# Hi



## MattBennett (Jul 26, 2013)

Hi im Matt. After spending 5 weeks in America and going cold turkey on tea because it was so awful,I have developed a coffee problem. Look forward to getting some hints, tips and advice on all things coffee


----------



## Mrboots2u (May 10, 2013)

Hi matt, where u from ? Did you not get any good coffee in the USA then?


----------



## glevum (Apr 4, 2013)

Mrboots2u said:


> Hi matt, where u from ? Did you not get any good coffee in the USA then?


No Cuban serano there


----------



## coffeechap (Apr 5, 2012)

Coffee is never a problem, being able to afford the equipment you want is.


----------



## kiahua (Feb 27, 2015)

Is there a correct volume of water that should be programmed into the machine to pull a double shot? No coffee in the portafilter just water?


----------



## TomBurtonArt (Jan 18, 2015)

kiahua said:


> Is there a correct volume of water that should be programmed into the machine to pull a double shot? No coffee in the portafilter just water?
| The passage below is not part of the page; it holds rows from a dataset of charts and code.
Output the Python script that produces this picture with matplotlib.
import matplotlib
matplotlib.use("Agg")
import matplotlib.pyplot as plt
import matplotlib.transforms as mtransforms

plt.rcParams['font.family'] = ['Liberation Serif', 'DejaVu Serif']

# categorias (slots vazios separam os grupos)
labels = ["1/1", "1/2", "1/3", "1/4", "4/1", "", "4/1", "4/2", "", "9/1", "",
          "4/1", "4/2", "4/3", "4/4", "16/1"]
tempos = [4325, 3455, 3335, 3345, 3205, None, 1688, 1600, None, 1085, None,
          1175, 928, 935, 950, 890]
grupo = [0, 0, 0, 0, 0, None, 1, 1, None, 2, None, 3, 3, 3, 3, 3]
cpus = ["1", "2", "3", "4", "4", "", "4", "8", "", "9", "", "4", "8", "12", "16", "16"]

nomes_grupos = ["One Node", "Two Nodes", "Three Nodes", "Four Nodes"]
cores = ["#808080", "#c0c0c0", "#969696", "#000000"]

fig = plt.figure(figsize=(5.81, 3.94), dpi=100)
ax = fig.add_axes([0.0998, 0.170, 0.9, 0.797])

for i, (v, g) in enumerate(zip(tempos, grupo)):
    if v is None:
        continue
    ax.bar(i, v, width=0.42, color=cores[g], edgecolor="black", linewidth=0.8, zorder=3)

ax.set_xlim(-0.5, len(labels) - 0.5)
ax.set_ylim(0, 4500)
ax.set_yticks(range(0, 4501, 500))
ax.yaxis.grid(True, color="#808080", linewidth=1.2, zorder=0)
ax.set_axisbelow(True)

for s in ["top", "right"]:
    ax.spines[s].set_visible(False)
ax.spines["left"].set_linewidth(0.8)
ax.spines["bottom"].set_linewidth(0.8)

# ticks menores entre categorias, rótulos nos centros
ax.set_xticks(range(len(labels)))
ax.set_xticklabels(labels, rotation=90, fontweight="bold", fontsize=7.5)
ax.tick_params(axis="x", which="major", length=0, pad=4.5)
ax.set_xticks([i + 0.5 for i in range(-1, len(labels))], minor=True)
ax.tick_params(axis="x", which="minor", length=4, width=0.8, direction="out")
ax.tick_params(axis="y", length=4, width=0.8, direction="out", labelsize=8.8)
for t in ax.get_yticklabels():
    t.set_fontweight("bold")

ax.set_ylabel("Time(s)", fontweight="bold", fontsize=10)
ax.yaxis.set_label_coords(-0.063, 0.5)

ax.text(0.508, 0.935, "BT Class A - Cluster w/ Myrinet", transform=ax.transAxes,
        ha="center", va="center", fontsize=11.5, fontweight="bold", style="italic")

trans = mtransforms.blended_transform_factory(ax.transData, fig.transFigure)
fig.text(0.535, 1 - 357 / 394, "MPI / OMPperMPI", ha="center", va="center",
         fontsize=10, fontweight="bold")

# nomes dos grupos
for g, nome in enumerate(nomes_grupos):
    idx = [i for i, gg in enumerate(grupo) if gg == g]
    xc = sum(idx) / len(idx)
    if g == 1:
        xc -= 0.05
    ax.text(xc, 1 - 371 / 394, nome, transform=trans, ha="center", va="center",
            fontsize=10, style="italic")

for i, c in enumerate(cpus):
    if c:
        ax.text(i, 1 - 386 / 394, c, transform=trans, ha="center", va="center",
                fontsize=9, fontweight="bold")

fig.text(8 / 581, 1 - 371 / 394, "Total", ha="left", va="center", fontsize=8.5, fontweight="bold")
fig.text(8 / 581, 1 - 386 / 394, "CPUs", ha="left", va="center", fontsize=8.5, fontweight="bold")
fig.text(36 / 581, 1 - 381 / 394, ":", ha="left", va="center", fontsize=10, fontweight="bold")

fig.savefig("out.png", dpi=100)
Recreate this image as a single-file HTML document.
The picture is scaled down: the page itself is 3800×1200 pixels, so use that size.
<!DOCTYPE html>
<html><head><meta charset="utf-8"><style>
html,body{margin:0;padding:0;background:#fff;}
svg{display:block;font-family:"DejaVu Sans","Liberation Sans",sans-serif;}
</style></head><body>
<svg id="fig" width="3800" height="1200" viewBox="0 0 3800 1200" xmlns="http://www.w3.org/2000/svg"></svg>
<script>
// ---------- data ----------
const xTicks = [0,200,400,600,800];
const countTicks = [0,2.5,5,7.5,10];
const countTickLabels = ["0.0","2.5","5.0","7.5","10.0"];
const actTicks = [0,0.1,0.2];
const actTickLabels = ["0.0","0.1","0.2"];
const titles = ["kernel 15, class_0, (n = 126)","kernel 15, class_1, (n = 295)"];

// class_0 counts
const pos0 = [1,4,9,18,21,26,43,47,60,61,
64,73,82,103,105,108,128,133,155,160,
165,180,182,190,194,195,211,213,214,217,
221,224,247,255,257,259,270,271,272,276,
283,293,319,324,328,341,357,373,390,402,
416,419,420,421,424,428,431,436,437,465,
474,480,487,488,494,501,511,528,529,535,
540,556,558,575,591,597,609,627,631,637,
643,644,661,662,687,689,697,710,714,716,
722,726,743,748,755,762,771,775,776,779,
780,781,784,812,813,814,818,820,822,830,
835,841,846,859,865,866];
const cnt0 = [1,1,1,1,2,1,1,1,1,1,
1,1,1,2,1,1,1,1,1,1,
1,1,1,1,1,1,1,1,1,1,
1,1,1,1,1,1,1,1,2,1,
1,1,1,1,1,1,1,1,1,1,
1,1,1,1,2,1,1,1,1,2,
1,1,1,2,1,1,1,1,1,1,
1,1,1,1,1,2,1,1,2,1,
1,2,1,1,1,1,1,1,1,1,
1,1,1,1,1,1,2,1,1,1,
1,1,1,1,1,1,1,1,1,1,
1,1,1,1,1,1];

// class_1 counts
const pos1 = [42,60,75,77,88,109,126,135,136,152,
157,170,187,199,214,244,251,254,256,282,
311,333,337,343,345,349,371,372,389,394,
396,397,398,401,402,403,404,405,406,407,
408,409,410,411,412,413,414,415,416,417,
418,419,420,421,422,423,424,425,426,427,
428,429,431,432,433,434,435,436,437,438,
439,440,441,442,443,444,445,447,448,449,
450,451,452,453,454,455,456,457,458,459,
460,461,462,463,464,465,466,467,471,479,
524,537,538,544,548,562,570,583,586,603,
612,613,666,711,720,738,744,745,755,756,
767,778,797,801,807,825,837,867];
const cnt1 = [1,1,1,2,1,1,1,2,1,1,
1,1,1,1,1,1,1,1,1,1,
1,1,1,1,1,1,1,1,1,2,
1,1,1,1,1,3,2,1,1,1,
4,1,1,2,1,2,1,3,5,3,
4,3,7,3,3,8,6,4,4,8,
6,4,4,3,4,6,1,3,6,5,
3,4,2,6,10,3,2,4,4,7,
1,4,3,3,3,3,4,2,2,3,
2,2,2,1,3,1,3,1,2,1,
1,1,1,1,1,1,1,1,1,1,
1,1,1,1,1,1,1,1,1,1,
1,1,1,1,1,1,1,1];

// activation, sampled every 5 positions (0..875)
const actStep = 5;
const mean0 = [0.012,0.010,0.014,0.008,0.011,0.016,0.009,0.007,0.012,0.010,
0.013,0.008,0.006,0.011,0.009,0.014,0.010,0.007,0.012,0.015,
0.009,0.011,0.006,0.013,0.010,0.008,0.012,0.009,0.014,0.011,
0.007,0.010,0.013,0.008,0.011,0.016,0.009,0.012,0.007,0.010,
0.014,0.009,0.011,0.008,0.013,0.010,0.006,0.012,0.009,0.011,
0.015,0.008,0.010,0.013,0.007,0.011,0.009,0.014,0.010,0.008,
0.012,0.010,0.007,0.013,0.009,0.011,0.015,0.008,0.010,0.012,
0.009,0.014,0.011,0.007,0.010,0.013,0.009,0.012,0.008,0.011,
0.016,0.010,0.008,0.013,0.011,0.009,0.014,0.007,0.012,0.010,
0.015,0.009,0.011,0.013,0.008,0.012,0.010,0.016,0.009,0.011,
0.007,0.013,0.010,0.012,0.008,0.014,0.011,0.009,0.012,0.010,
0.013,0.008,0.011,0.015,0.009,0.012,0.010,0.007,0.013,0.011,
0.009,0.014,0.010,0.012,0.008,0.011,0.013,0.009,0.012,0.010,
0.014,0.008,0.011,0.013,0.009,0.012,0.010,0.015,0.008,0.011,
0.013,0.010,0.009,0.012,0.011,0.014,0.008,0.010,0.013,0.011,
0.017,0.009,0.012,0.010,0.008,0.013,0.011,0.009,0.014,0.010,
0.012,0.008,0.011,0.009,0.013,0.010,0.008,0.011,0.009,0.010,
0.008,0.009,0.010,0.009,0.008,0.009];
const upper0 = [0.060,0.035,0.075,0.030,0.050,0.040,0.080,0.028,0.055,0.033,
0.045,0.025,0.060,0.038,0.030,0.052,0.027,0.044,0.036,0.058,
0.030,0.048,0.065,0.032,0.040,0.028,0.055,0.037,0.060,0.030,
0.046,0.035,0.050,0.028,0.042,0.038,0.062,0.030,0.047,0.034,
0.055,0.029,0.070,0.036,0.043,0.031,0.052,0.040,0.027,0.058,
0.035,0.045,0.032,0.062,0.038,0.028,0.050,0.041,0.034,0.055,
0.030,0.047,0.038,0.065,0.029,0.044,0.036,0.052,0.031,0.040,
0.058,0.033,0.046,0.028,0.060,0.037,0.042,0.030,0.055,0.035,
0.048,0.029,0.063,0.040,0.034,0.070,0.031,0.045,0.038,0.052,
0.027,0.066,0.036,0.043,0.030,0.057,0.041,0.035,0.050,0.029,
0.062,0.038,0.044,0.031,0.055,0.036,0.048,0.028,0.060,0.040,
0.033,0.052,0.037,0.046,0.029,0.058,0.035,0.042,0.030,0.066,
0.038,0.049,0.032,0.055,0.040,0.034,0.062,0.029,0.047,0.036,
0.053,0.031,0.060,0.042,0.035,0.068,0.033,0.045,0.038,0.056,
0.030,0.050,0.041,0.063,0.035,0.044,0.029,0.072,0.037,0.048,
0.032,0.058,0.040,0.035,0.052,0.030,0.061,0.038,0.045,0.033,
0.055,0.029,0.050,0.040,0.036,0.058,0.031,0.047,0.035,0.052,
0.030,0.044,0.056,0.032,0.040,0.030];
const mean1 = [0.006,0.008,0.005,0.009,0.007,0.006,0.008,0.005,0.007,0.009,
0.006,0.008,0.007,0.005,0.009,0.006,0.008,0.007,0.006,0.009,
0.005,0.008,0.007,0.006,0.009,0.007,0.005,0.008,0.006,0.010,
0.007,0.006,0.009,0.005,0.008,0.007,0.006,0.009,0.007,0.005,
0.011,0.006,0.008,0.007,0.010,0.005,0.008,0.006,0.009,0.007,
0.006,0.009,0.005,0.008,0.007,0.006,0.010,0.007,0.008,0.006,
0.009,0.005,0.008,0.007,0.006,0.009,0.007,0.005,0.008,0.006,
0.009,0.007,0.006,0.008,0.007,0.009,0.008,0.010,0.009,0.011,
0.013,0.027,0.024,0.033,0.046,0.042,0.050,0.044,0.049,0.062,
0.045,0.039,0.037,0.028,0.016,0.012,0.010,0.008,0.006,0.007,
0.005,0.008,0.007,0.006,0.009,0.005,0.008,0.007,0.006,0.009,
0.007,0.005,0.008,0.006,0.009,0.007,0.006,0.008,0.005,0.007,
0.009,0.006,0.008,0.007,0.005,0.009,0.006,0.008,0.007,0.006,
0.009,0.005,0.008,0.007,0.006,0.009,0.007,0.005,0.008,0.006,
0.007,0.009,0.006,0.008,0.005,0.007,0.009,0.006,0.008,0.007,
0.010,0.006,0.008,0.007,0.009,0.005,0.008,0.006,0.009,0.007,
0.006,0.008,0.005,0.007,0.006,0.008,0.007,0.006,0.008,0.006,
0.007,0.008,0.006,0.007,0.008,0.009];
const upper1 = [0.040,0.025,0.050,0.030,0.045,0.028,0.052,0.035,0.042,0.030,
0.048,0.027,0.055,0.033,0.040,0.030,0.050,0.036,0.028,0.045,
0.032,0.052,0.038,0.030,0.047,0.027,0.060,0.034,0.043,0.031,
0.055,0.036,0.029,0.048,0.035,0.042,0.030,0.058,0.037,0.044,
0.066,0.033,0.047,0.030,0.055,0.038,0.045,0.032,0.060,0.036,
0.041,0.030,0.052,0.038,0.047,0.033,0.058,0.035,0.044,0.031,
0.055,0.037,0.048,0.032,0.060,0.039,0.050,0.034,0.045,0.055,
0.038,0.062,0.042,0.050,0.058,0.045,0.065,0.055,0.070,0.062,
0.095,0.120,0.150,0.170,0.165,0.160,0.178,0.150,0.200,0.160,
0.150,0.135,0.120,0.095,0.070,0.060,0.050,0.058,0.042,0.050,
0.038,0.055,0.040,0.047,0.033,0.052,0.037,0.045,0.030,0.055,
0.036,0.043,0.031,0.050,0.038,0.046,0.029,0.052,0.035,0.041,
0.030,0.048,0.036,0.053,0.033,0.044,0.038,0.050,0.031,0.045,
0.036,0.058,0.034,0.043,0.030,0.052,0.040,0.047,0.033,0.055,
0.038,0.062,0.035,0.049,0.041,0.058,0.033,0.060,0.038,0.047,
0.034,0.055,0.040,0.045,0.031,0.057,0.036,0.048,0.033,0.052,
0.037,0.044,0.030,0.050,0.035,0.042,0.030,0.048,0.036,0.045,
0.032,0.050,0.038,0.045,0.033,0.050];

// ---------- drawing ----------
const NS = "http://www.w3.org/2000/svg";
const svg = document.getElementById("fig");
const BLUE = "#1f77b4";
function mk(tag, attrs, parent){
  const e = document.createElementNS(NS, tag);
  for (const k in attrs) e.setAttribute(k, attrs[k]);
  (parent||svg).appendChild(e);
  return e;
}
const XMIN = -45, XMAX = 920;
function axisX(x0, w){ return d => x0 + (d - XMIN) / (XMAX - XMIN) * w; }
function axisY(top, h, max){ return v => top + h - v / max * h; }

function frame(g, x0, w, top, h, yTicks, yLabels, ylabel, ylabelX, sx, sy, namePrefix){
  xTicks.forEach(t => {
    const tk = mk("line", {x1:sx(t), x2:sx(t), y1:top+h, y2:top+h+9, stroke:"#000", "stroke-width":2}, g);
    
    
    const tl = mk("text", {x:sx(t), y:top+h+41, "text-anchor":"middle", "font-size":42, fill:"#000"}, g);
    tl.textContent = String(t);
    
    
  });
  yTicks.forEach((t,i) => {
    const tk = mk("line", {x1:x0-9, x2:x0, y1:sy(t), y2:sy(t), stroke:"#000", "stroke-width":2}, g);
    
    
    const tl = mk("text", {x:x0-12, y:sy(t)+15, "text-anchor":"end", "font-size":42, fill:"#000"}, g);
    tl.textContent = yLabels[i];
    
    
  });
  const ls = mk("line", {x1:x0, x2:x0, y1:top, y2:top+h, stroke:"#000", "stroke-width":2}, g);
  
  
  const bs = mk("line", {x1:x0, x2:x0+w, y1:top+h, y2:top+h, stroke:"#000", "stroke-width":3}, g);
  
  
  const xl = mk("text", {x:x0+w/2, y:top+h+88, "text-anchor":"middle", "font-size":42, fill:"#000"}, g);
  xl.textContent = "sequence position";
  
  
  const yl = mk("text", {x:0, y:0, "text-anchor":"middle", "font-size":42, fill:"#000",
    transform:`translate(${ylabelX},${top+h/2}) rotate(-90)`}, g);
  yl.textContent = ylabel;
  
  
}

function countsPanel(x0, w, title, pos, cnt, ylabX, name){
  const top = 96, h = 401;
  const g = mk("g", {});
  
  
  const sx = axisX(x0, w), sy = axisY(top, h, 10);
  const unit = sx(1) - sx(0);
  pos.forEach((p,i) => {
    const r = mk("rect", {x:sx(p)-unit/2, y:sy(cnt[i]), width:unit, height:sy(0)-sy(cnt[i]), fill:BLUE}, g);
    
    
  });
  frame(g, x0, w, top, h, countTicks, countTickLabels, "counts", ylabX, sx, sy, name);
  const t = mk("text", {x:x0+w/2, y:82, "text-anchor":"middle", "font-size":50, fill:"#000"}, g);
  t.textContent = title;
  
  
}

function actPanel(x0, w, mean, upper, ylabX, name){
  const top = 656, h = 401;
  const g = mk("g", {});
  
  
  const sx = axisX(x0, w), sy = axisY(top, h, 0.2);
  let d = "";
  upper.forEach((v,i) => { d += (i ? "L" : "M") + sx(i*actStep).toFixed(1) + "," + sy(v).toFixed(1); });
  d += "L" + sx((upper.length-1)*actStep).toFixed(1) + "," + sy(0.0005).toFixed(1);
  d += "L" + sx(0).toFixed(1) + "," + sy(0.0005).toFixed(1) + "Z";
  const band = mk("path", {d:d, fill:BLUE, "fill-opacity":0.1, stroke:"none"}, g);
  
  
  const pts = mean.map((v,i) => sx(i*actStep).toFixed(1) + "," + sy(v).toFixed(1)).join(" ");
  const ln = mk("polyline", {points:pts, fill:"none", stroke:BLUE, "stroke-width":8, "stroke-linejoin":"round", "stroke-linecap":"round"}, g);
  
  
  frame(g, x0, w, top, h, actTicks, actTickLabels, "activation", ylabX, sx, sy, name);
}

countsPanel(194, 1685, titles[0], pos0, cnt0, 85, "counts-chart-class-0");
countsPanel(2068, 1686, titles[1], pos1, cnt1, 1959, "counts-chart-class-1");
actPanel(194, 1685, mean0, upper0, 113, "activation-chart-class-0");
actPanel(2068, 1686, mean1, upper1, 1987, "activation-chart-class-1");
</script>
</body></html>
The home page of this site has information on brew ratios, most people play by the weight on here rather than volume. Having queried this not to long ago myself, I found that pulling a "double shot" weilded roughly 1.5oz of espresso. This resulted in a good brew ratio for me.


----------



## Mrboots2u (May 10, 2013)

kiahua said:


> Is there a correct volume of water that should be programmed into the machine to pull a double shot? No coffee in the portafilter just water?


Water in will be a variable along with the coffee dose used . ratios differ perhaps x2 the amount of espresso out compared to the dose of coffee you using

If 18g dose aim to get 36 g ( or is using a 1:1.5 ratio less ) in the cup. The coffee will absorb the water too So you may need to programme half as much again ( say up to 50 g ) to compensate for the absorbtion.

Check the articles on the front page for a bit more ...the third article should be out this weekend ....


----------